### THE EXERCISE
Copy the records below word for word, from the first line through the line that contains "(dbin) at (163,228);", and leave out any pictures.

*** EXERCISE INPUT

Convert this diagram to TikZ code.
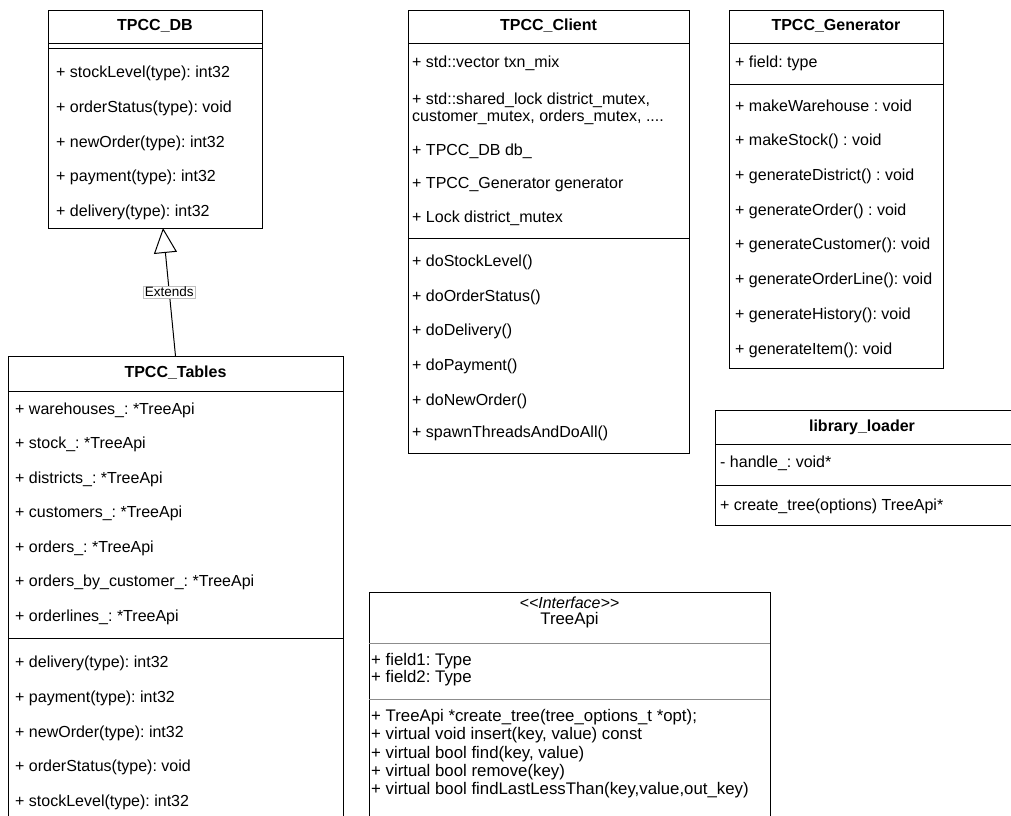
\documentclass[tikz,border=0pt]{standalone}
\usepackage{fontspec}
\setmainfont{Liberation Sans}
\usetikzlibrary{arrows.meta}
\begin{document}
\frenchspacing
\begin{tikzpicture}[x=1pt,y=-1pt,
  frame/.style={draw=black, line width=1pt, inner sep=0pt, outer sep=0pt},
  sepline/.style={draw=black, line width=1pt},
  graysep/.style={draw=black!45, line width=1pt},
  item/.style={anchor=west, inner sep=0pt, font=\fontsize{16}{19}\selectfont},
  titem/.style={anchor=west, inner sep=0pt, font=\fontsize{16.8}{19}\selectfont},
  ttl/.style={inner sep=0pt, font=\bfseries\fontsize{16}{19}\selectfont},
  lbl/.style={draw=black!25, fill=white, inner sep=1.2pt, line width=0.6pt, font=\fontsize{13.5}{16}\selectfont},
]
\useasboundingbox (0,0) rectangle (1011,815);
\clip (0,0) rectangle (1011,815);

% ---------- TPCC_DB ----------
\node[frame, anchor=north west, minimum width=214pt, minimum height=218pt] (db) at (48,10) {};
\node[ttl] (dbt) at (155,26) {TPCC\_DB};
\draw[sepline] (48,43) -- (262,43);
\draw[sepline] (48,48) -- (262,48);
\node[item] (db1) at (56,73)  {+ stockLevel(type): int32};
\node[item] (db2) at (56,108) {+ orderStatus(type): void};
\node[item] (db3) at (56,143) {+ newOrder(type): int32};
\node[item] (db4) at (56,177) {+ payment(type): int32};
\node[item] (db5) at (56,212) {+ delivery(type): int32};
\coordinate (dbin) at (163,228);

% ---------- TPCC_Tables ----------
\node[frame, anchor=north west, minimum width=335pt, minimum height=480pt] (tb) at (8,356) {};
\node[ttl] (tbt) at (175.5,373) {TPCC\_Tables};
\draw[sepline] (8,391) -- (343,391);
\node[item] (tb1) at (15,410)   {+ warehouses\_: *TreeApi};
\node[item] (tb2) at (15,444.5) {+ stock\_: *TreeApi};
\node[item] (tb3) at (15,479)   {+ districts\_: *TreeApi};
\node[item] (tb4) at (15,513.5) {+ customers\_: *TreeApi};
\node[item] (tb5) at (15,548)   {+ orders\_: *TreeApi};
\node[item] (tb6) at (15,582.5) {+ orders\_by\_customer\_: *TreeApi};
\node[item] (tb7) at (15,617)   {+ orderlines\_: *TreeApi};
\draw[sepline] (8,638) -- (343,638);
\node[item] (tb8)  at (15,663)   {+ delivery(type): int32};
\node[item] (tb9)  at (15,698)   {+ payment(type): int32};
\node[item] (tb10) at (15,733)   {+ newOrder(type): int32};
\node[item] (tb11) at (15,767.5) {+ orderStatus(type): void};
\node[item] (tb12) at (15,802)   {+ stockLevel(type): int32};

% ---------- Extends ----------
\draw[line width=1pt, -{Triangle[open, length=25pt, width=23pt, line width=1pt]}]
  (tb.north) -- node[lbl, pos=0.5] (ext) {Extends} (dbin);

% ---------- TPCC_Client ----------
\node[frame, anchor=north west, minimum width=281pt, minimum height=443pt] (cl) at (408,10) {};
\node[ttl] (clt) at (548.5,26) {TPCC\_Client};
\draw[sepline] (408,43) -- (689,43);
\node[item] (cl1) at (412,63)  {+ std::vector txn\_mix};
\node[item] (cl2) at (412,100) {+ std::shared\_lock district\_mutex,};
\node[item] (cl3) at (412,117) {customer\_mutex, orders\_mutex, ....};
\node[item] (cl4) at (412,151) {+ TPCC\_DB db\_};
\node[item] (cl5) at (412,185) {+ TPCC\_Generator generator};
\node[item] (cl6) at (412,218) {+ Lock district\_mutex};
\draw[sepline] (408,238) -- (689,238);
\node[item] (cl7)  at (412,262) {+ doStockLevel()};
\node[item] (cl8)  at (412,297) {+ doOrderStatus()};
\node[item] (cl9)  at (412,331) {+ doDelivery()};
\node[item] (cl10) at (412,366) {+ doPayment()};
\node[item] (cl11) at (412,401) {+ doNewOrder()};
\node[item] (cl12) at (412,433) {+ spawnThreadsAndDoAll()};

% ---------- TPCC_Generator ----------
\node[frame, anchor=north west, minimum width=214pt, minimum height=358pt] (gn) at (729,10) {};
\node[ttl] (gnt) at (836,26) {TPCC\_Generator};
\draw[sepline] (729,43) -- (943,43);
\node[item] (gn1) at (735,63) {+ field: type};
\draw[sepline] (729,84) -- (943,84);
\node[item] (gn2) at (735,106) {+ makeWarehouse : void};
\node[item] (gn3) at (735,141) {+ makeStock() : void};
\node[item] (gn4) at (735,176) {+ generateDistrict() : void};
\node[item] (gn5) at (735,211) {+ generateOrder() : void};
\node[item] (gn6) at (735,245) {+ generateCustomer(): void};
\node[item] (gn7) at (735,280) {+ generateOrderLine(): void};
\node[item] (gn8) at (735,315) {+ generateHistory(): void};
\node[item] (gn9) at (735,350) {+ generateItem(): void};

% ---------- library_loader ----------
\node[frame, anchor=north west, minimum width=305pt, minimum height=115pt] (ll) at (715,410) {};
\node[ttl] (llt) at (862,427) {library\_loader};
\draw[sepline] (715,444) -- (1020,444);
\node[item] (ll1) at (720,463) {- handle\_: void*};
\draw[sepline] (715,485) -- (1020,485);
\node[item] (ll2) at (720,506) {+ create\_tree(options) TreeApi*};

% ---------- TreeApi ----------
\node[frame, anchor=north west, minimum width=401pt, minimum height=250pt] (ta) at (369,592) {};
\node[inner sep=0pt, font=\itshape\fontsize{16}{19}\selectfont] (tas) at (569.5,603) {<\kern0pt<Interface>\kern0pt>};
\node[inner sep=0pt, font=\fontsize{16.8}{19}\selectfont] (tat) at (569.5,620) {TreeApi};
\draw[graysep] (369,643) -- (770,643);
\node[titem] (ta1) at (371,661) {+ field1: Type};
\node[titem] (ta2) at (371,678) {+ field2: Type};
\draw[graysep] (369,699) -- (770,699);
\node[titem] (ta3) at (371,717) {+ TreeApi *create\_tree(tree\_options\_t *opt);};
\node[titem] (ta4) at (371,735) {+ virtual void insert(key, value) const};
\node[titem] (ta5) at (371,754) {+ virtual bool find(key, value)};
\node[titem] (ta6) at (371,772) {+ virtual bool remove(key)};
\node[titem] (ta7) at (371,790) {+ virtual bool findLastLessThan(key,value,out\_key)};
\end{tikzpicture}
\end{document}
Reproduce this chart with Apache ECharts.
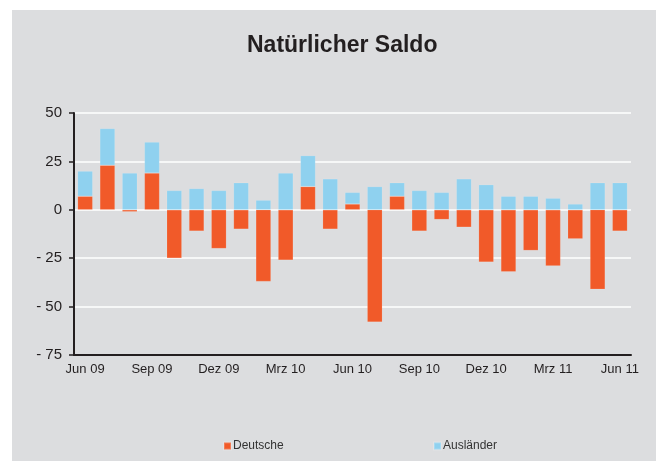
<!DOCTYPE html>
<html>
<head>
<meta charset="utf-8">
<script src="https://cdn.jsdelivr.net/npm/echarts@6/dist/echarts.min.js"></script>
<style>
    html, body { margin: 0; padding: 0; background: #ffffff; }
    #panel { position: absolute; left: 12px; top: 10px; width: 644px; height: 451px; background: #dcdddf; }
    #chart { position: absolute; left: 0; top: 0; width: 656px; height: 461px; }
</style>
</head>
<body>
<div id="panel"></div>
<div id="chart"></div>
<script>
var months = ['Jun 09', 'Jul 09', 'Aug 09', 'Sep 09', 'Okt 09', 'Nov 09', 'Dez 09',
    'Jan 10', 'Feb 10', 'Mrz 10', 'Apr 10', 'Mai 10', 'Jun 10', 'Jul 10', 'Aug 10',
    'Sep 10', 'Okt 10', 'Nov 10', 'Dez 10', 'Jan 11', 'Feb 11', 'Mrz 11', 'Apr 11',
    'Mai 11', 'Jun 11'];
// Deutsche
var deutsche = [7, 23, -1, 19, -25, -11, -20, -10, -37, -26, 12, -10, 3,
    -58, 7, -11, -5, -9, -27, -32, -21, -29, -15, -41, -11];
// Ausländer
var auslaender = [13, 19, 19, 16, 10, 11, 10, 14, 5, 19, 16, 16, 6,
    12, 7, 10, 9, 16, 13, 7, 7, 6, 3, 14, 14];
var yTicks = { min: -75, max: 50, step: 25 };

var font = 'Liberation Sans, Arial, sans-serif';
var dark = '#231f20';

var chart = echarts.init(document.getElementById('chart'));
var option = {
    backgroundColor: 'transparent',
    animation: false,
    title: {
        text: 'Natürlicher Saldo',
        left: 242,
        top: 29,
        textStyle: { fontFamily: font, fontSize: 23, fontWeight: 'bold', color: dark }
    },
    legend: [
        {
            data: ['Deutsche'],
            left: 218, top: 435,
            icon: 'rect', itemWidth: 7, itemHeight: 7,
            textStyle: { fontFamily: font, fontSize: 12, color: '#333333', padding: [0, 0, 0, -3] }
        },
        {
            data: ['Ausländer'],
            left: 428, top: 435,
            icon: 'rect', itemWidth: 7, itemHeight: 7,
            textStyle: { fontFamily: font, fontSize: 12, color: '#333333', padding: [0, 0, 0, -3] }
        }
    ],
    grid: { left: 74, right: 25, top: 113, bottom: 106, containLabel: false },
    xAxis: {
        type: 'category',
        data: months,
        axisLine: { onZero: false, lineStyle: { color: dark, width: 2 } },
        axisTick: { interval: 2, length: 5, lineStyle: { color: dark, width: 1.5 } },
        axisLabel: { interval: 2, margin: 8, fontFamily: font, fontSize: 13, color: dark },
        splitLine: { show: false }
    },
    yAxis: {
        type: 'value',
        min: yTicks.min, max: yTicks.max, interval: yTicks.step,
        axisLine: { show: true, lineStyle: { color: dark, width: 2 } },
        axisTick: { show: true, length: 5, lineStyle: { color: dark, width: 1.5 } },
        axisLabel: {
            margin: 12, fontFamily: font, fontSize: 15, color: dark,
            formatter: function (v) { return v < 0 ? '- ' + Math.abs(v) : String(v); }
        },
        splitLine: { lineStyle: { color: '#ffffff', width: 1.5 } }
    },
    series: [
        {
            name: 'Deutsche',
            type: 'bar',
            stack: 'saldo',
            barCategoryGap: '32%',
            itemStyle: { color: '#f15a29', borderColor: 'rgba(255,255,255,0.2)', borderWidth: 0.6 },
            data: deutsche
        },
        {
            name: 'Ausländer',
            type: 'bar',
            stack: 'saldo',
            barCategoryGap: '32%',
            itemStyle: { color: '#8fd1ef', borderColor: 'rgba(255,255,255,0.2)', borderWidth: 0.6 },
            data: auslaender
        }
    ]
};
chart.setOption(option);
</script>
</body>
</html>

******

### SOLUTION
Convert this diagram to TikZ code.
\documentclass[tikz,border=0pt]{standalone}
\usepackage{fontspec}
\setmainfont{Liberation Sans}
\usetikzlibrary{arrows.meta}
\begin{document}
\frenchspacing
\begin{tikzpicture}[x=1pt,y=-1pt,
  frame/.style={draw=black, line width=1pt, inner sep=0pt, outer sep=0pt},
  sepline/.style={draw=black, line width=1pt},
  graysep/.style={draw=black!45, line width=1pt},
  item/.style={anchor=west, inner sep=0pt, font=\fontsize{16}{19}\selectfont},
  titem/.style={anchor=west, inner sep=0pt, font=\fontsize{16.8}{19}\selectfont},
  ttl/.style={inner sep=0pt, font=\bfseries\fontsize{16}{19}\selectfont},
  lbl/.style={draw=black!25, fill=white, inner sep=1.2pt, line width=0.6pt, font=\fontsize{13.5}{16}\selectfont},
]
\useasboundingbox (0,0) rectangle (1011,815);
\clip (0,0) rectangle (1011,815);

% ---------- TPCC_DB ----------
\node[frame, anchor=north west, minimum width=214pt, minimum height=218pt] (db) at (48,10) {};
\node[ttl] (dbt) at (155,26) {TPCC\_DB};
\draw[sepline] (48,43) -- (262,43);
\draw[sepline] (48,48) -- (262,48);
\node[item] (db1) at (56,73)  {+ stockLevel(type): int32};
\node[item] (db2) at (56,108) {+ orderStatus(type): void};
\node[item] (db3) at (56,143) {+ newOrder(type): int32};
\node[item] (db4) at (56,177) {+ payment(type): int32};
\node[item] (db5) at (56,212) {+ delivery(type): int32};
\coordinate (dbin) at (163,228);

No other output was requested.